The perfectionism that ensures high-quality output also ensures you’ll redo work three times when once would suffice. The anticipation of others’ needs means you’re constantly scanning for problems, even during downtime. Your nervous system never fully relaxes because somewhere, something might need handling.
Recognizing the patterns
The patterns become visible once you start looking. That coworker who never misses deadlines but seems perpetually exhausted? They might be running on childhood programming. The team member who takes on extra work without being asked but bristles at feedback? Same story, different chapter.
We’re not talking about conscious decisions here. These are deep behavioral grooves carved over decades. When you learn early that being liked equals being safe, you develop an entire operating system around maintaining approval. When childhood teaches you that reliability prevents conflict, you’ll meet every deadline even if it kills you.
I see it in high performers everywhere now. The overachiever who can’t delegate isn’t necessarily a control freak. They might just be someone who learned early that trusting others with important tasks leads to disappointment. The person who works through lunch isn’t necessarily ambitious. They might have internalized that taking breaks means you’re not taking things seriously enough.
Rewiring without losing the benefits
Here’s the thing: these childhood-forged habits aren’t all bad. They’ve likely contributed to real success. The trick is keeping what serves you while releasing what depletes you.
Start by identifying which habits are fear-driven versus value-driven. Meeting deadlines because you value reliability? Keep that. Meeting deadlines because the thought of disappointment makes you physically ill? That needs examination.
I’ve started experimenting with small rebellions against my programming. Asking for help on something I could handle alone. Delivering work that’s good enough instead of perfect. Setting boundaries that would have horrified my younger self.
Each time, I brace for disaster. Each time, nothing terrible happens. The world doesn’t end when you’re human instead of superhuman.
The goal isn’t to abandon all structure and reliability. It’s to choose your habits consciously instead of running on autopilot programming from decades ago.
Building new patterns
Creating new patterns means getting specific about what you’re changing and why. Instead of “I need better boundaries,” try “I will not check email after 7 PM because my value doesn’t depend on instant availability.”
Instead of working alone by default, practice asking for input early in projects. Not because you need it, but because collaboration might make the work better or easier. Revolutionary concept for those of us trained in total self-sufficiency.

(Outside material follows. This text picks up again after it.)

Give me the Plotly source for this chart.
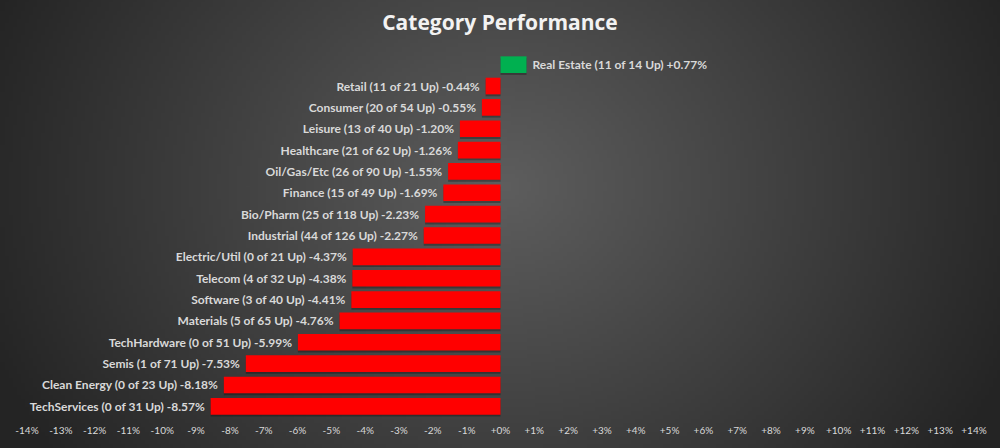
import base64
import struct
import zlib

import numpy as np
import plotly.graph_objects as go

# category data, top to bottom as drawn
categories = ["Real Estate", "Retail", "Consumer", "Leisure", "Healthcare",
              "Oil/Gas/Etc", "Finance", "Bio/Pharm", "Industrial", "Electric/Util",
              "Telecom", "Software", "Materials", "TechHardware", "Semis",
              "Clean Energy", "TechServices"]
up_counts = [11, 11, 20, 13, 21, 26, 15, 25, 44, 0, 4, 3, 5, 0, 1, 0, 0]
totals = [14, 21, 54, 40, 62, 90, 49, 118, 126, 21, 32, 40, 65, 51, 71, 23, 31]
pct_change = [0.77, -0.44, -0.55, -1.20, -1.26, -1.55, -1.69, -2.23, -2.27,
              -4.37, -4.38, -4.41, -4.76, -5.99, -7.53, -8.18, -8.57]

tick_vals = list(range(-14, 15))
tick_text = [("+" if v >= 0 else "") + f"{v}%" for v in tick_vals]


def gradient_png(w=250, h=112):
    # radial grey background, lighter in the middle
    yy, xx = np.mgrid[0:h, 0:w]
    cx, cy = w * 0.5, h * 0.42
    d = np.sqrt(((xx - cx) / (w * 0.5)) ** 2 + ((yy - cy) / (h * 0.95)) ** 2)
    d = np.clip(d / 1.1, 0, 1)
    v = (94 - (94 - 36) * d).astype(np.uint8)
    raw = b"".join(b"\x00" + bytes(row) for row in v)

    def chunk(tag, data):
        c = struct.pack(">I", len(data)) + tag + data
        return c + struct.pack(">I", zlib.crc32(tag + data) & 0xffffffff)

    png = (b"\x89PNG\r\n\x1a\n"
           + chunk(b"IHDR", struct.pack(">IIBBBBB", w, h, 8, 0, 0, 0, 0))
           + chunk(b"IDAT", zlib.compress(raw, 9))
           + chunk(b"IEND", b""))
    return "data:image/png;base64," + base64.b64encode(png).decode()


labels = []
for c, u, t, p in zip(categories, up_counts, totals, pct_change):
    txt = f"{c} ({u} of {t} Up) {'+' if p >= 0 else ''}{p:.2f}%"
    # a little breathing room between the label and the bar end
    labels.append("\u00a0" + txt if p >= 0 else txt + "\u00a0")
colors = ["#00b050" if p >= 0 else "#ff0000" for p in pct_change]

fig = go.Figure()
# soft drop shadow under each bar
fig.add_trace(go.Bar(
    y=categories, x=pct_change, orientation="h",
    marker=dict(color="rgba(0,0,0,0.28)", line=dict(width=0)),
    width=0.78, offset=-0.30, hoverinfo="skip",
))
fig.add_trace(go.Bar(
    y=categories, x=pct_change, orientation="h",
    marker=dict(color=colors, line=dict(width=0)),
    width=0.78, offset=-0.39,
    text=labels, textposition="outside", cliponaxis=False,
    textfont=dict(family="Lato", size=12, color="#d9d9d9", weight="bold"),
    hoverinfo="skip",
))

fig.update_layout(
    width=1000, height=448,
    margin=dict(l=27, r=26, t=54, b=27),
    barmode="overlay",
    paper_bgcolor="#3c3c3c", plot_bgcolor="rgba(0,0,0,0)",
    title=dict(text="<b>Category Performance</b>", x=0.5, xanchor="center",
               y=0.95, yanchor="middle",
               font=dict(family="Open Sans", size=21, color="#f2f2f2")),
    showlegend=False,
    images=[dict(source=gradient_png(), xref="paper", yref="paper",
                 x=-0.03, y=1.17, sizex=1.06, sizey=1.26,
                 xanchor="left", yanchor="top", sizing="stretch", layer="below")],
)
fig.update_xaxes(range=[-14, 14], tickvals=tick_vals, ticktext=tick_text,
                 showgrid=False, zeroline=False, showline=False,
                 tickfont=dict(family="Lato", size=10, color="#d9d9d9"),
                 ticks="", ticklabelstandoff=6)
fig.update_yaxes(autorange="reversed", showticklabels=False, showgrid=False,
                 zeroline=False)

fig.write_html("out.html", config={"displayModeBar": False},
               post_script="document.body.style.margin='0';"
                           "document.body.style.overflow='hidden';")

Start documenting when you’re operating from old programming versus conscious choice. That urge to volunteer for extra work? Pause and ask whether it’s enthusiasm or that familiar need to be indispensable. The anxiety about a slightly delayed response? Question whether it’s reasonable concern or childhood fear dressed up as professionalism.
Bottom line
Those of us who learned productivity through childhood necessity carry both gifts and burdens. The gifts are real: resilience, reliability, problem-solving abilities that seem almost supernatural to those who developed them differently. But the burdens are real too: exhaustion, anxiety, an inability to rest that masquerades as drive.
The work isn’t to destroy these patterns wholesale. It’s to examine them, understand their origins, and consciously choose which ones to keep. Your childhood trained you to be a specific kind of productive. Now it’s time to decide what kind of productive you actually want to be.
Start with one pattern this week. Notice when it kicks in. Ask yourself: is this serving me or am I serving it? Then make one small adjustment. Not a revolution, just a single degree of change.
Those habits got you here. But you get to decide which ones take you forward.